After opening the day on a flattish note, the Indian Markets witnessed choppy trades and are presently trading near the dotted line. Sectoral indices are trading on a positive note with stocks from the metal, power and realty sectors leading the gains.
The BSE Sensex is trading up by 18 points (up 0.1%) and the NSE Nifty is trading up by 4 points (up 0.1%). The BSE Mid Cap index and the BSE Small Cap index are trading in the green, up by 0.9% and 0.8% respectively. The rupee is trading at 67.28 to the US$.
Mining stocks are trading on a positive note with Hindustan Zinc and Metals and Minerals Trading Corporation (MMTC) witnessing maximum buying interest. As per a leading financial daily, Coal India has been forced to temporarily stop production at several mines and suspend shifts in others. This is because there are no takers for their stock due to surplus position at all thermal power plants in the country.
The coal stocks now stand at 84 million tonnes (MT), with 48 MT at various Coal India mines and another 36 MT at power plants.
The company has been officially asked to stop production as there's a limit on the volume of coal that can be stores at any single location. The stock is so huge that transportation is becoming an issue. Further, with large stocks, there is the risk of catching fire.
It should be noted that the National Coal Distribution Policy (NCDP) stipulates that Coal India cannot supply to power plants without signing any fuel supply agreement.

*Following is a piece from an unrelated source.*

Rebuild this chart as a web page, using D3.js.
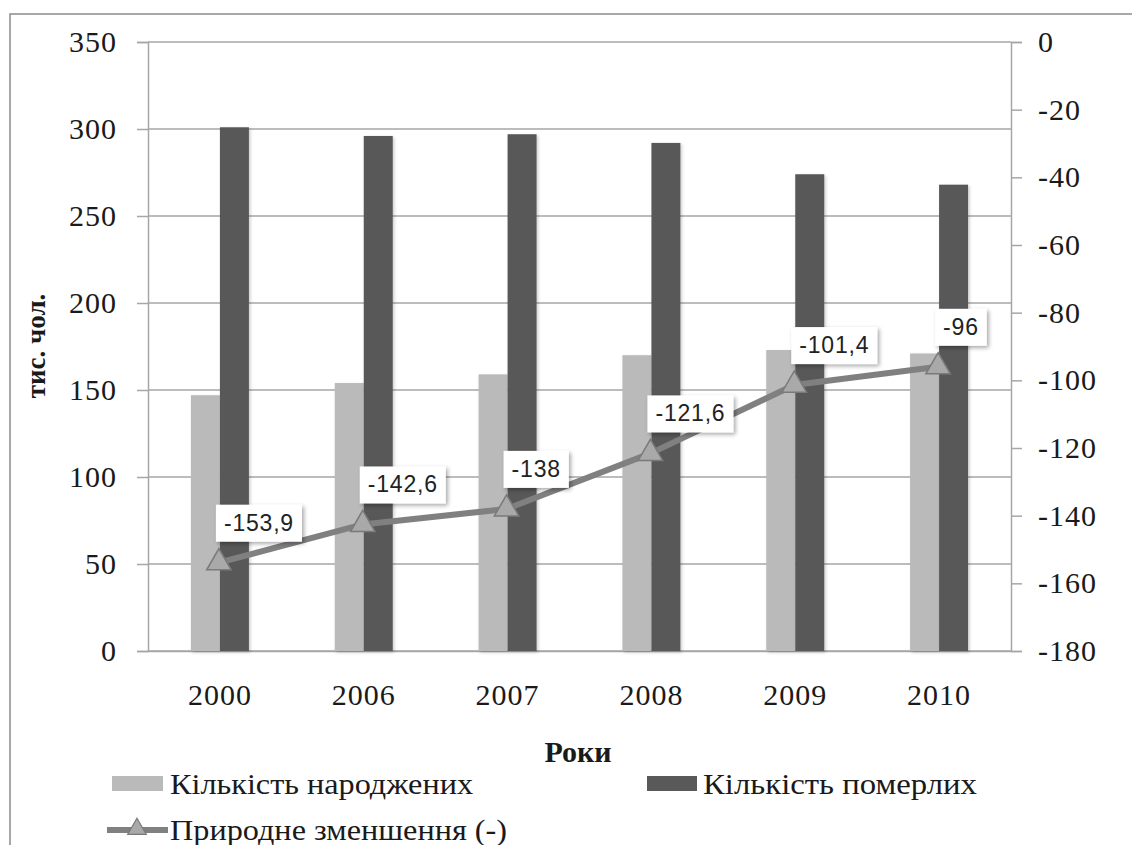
<!DOCTYPE html>
<html>
<head>
<meta charset="utf-8">
<script src="https://cdn.jsdelivr.net/npm/d3@7"></script>
<style>
  body { margin: 0; background: #fff; }
  svg { display: block; }
  .tick text { font-family: "Liberation Serif", "Times New Roman", Times, "DejaVu Serif", serif; font-size: 30px; fill: #1a1a1a; letter-spacing: 1px; }
  .serif { font-family: "Liberation Serif", "Times New Roman", Times, "DejaVu Serif", serif; fill: #1a1a1a; }
</style>
</head>
<body>
<script>
// data
const years = ["2000", "2006", "2007", "2008", "2009", "2010"];
const births = [147, 154, 159, 170, 173, 171];
const deaths = [301, 296, 297, 292, 274, 268];
const decrease = [-153.9, -142.6, -138, -121.6, -101.4, -96];
const leftTicks = [0, 50, 100, 150, 200, 250, 300, 350];
const rightTicks = [0, -20, -40, -60, -80, -100, -120, -140, -160, -180];
const seriesNames = ["Кількість народжених", "Кількість померлих", "Природне зменшення (-)"];

// constants
const width = 1132;
const height = 845;
const plot = { left: 148, right: 1011, top: 42, bottom: 651 };
const lightGray = "#bababa";
const darkGray = "#595959";
const lineGray = "#808080";
const gridGray = "#a6a6a6";
const serifFont = "'Liberation Serif', 'Times New Roman', Times, 'DejaVu Serif', serif";

const svg = d3.select("body").append("svg")
    .attr("width", width)
    .attr("height", height);

const defs = svg.append("defs");
const shadow = defs.append("filter").attr("id", "shadow")
    .attr("x", "-20%").attr("y", "-20%").attr("width", "150%").attr("height", "160%");
shadow.append("feDropShadow")
    .attr("dx", 2).attr("dy", 2).attr("stdDeviation", 2)
    .attr("flood-color", "#000").attr("flood-opacity", 0.35);

const barShadow = defs.append("filter").attr("id", "barShadow")
    .attr("x", "-20%").attr("y", "-5%").attr("width", "150%").attr("height", "115%");
barShadow.append("feDropShadow")
    .attr("dx", 1.5).attr("dy", 1.5).attr("stdDeviation", 1.5)
    .attr("flood-color", "#000").attr("flood-opacity", 0.2);

// outer frame (runs off the page on the right and bottom)
svg.append("rect")
    .attr("x", 10).attr("y", 14)
    .attr("width", 1200).attr("height", 900)
    .attr("fill", "#fff")
    .attr("stroke", "#8c8c8c")
    .attr("stroke-width", 1.5);

// scales
const x = d3.scaleBand()
    .domain(years)
    .range([plot.left, plot.right]);

const x1 = d3.scaleBand()
    .domain(["births", "deaths"])
    .range([0, x.bandwidth()])
    .paddingOuter(1.48);

const y = d3.scaleLinear()
    .domain([0, 350])
    .range([plot.bottom, plot.top]);

const y2 = d3.scaleLinear()
    .domain([-180, 0])
    .range([plot.bottom, plot.top]);

// gridlines
svg.append("g")
    .selectAll("line")
    .data(leftTicks)
    .join("line")
    .attr("x1", plot.left)
    .attr("x2", plot.right)
    .attr("y1", d => y(d))
    .attr("y2", d => y(d))
    .attr("stroke", gridGray)
    .attr("stroke-width", 1.5);

// left axis
const leftAxis = svg.append("g")
    .attr("transform", `translate(${plot.left},0)`)
    .call(d3.axisLeft(y).tickValues(leftTicks).tickSize(11).tickPadding(20));

// right axis
const rightAxis = svg.append("g")
    .attr("transform", `translate(${plot.right},0)`)
    .call(d3.axisRight(y2).tickValues(rightTicks).tickSize(11).tickPadding(16)
        .tickFormat(d => d3.format("d")(d).replace("−", "-")));

// bottom axis
const bottomAxis = svg.append("g")
    .attr("transform", `translate(0,${plot.bottom})`)
    .call(d3.axisBottom(x).tickSize(0).tickPadding(33));

[leftAxis, rightAxis, bottomAxis].forEach(g => {
    g.attr("font-family", serifFont);
    g.select(".domain").attr("stroke", gridGray).attr("stroke-width", 1.5);
    g.selectAll(".tick line").attr("stroke", gridGray).attr("stroke-width", 1.5);
    g.selectAll(".tick text").attr("font-family", serifFont);
});

// bars
const barData = years.map((yr, i) => ({ year: yr, births: births[i], deaths: deaths[i] }));

const groups = svg.append("g")
    .selectAll("g")
    .data(barData)
    .join("g")
    .attr("transform", d => `translate(${x(d.year)},0)`);

groups.selectAll("rect")
    .data(d => [
        { key: "births", value: d.births, color: lightGray },
        { key: "deaths", value: d.deaths, color: darkGray }
    ])
    .join("rect")
    .attr("x", d => x1(d.key))
    .attr("y", d => y(d.value))
    .attr("width", x1.bandwidth())
    .attr("height", d => plot.bottom - y(d.value))
    .attr("fill", d => d.color)
    .attr("filter", "url(#barShadow)");

// line series
const cx = d => x(d) + x.bandwidth() / 2 - 1;
const linePts = years.map((yr, i) => [cx(yr), y2(decrease[i])]);

svg.append("path")
    .attr("d", d3.line()(linePts))
    .attr("fill", "none")
    .attr("stroke", lineGray)
    .attr("stroke-width", 6)
    .attr("stroke-linejoin", "round");

const tri = d3.symbol().type(d3.symbolTriangle).size(260);

svg.append("g")
    .selectAll("path")
    .data(linePts)
    .join("path")
    .attr("transform", d => `translate(${d[0]},${d[1]})`)
    .attr("d", tri)
    .attr("fill", "#a9a9a9")
    .attr("stroke", "#7a7a7a")
    .attr("stroke-width", 1.5);

// data labels
const fmt = v => String(v).replace(".", ",");
const labels = svg.append("g")
    .selectAll("g")
    .data(linePts.map((p, i) => ({ p, text: fmt(decrease[i]) })))
    .join("g")
    .attr("transform", d => `translate(${d.p[0] - 3},${d.p[1] - 21})`);

labels.each(function(d) {
    const g = d3.select(this);
    const t = g.append("text")
        .attr("x", 8)
        .attr("y", -11)
        .attr("font-family", "'Liberation Sans', Arial, sans-serif")
        .attr("font-size", 23)
        .attr("letter-spacing", 0.8)
        .attr("fill", "#222")
        .text(d.text);
    const w = t.node().getComputedTextLength();
    g.insert("rect", "text")
        .attr("x", 0)
        .attr("y", -37)
        .attr("width", w + 16)
        .attr("height", 37)
        .attr("fill", "#fff")
        .attr("filter", "url(#shadow)");
});

// axis titles
svg.append("text")
    .attr("class", "serif")
    .attr("font-family", serifFont)
    .attr("transform", "translate(45,346) rotate(-90)")
    .attr("text-anchor", "middle")
    .attr("font-weight", "bold")
    .attr("font-size", 27)
    .text("тис. чол.");

svg.append("text")
    .attr("class", "serif")
    .attr("font-family", serifFont)
    .attr("x", 578)
    .attr("y", 762)
    .attr("text-anchor", "middle")
    .attr("font-weight", "bold")
    .attr("font-size", 30)
    .text("Роки");

// legend
const legend = svg.append("g").attr("font-family", serifFont);

legend.append("rect")
    .attr("x", 112).attr("y", 776).attr("width", 51).attr("height", 15)
    .attr("fill", lightGray);
legend.append("text")
    .attr("class", "serif")
    .attr("x", 170).attr("y", 794)
    .attr("font-size", 30)
    .attr("textLength", 303)
    .attr("lengthAdjust", "spacingAndGlyphs")
    .text(seriesNames[0]);

legend.append("rect")
    .attr("x", 647).attr("y", 776).attr("width", 50).attr("height", 15)
    .attr("fill", darkGray);
legend.append("text")
    .attr("class", "serif")
    .attr("x", 703).attr("y", 794)
    .attr("font-size", 30)
    .attr("textLength", 274)
    .attr("lengthAdjust", "spacingAndGlyphs")
    .text(seriesNames[1]);

legend.append("line")
    .attr("x1", 107).attr("x2", 168).attr("y1", 830).attr("y2", 830)
    .attr("stroke", lineGray).attr("stroke-width", 6);
legend.append("path")
    .attr("transform", "translate(137,829)")
    .attr("d", d3.symbol().type(d3.symbolTriangle).size(150))
    .attr("fill", "#a9a9a9")
    .attr("stroke", "#7a7a7a")
    .attr("stroke-width", 1.2);
legend.append("text")
    .attr("class", "serif")
    .attr("x", 170).attr("y", 840)
    .attr("font-size", 30)
    .attr("textLength", 337)
    .attr("lengthAdjust", "spacingAndGlyphs")
    .text(seriesNames[2]);
</script>
</body>
</html>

This is indeed an irony (subscription required) as despite being in a situation of surplus coal, some 57,000 MW of thermal units still starve for coal since they do not have any supply contract with Coal India. As reported, the only way out now for Coal India is to supply more than 65% of the annual contracted quantity to power plants which have fuel supply agreements.
Presently the stock of Coal India is trading up by 1.6%.
In another news update, traders body - Confederation of All India Traders (CAIT) has opposed the Union Budget's proposal to permit 100% FDI (foreign direct investment) in food processing segment. The body opposed the proposal and stated that the move would adversely impact farmers and will result into mass unemployment.
The body further stated that allowing FDI in food sector is nothing but a step in the direction of opening retail sector to FDI, much against the declared commitment of not allowing foreign players in the retail sector.
The body has urged Prime Minister Narendra Modi to give an audience and listen to their views. It has urged the government to issue a white paper on FDI in retail (subscription required). Lastly, the CAIT quoted that any move to allow multinational companies into Indian retail trade will amount to betrayal of confidence of the small businesses in India.
It was in 1993 when the then finance minister had changed the law to permit FDI in retail trade. But, it was banned in 1996 on political concerns of the ruling United Front government. In 1997, FDI in cash and carry business was allowed up to 100% under the approval of the government. In 2006, it was brought under the automatic route. In the same year, FDI in single brands was permitted with prior government approval and the limit was set to 51%. Since the past few years, the Indian government has been mulling over opening foreign investment in multi-brand retail. But, the political controversies along with the protests from unorganized sector (smaller kirana stores) have delayed the policy so far.
However, we believe that the move to oppose FDI does not make perfect economic sense. While FDI results in some job losses it will also create employment elsewhere. On the positive side, investment in back end retail infrastructure would mean that wastages and pilferages would reduce. Most importantly, the end consumer will be benefited the most as he will get the product at relatively cheaper prices. This shall increase his spending power and thus standard of living.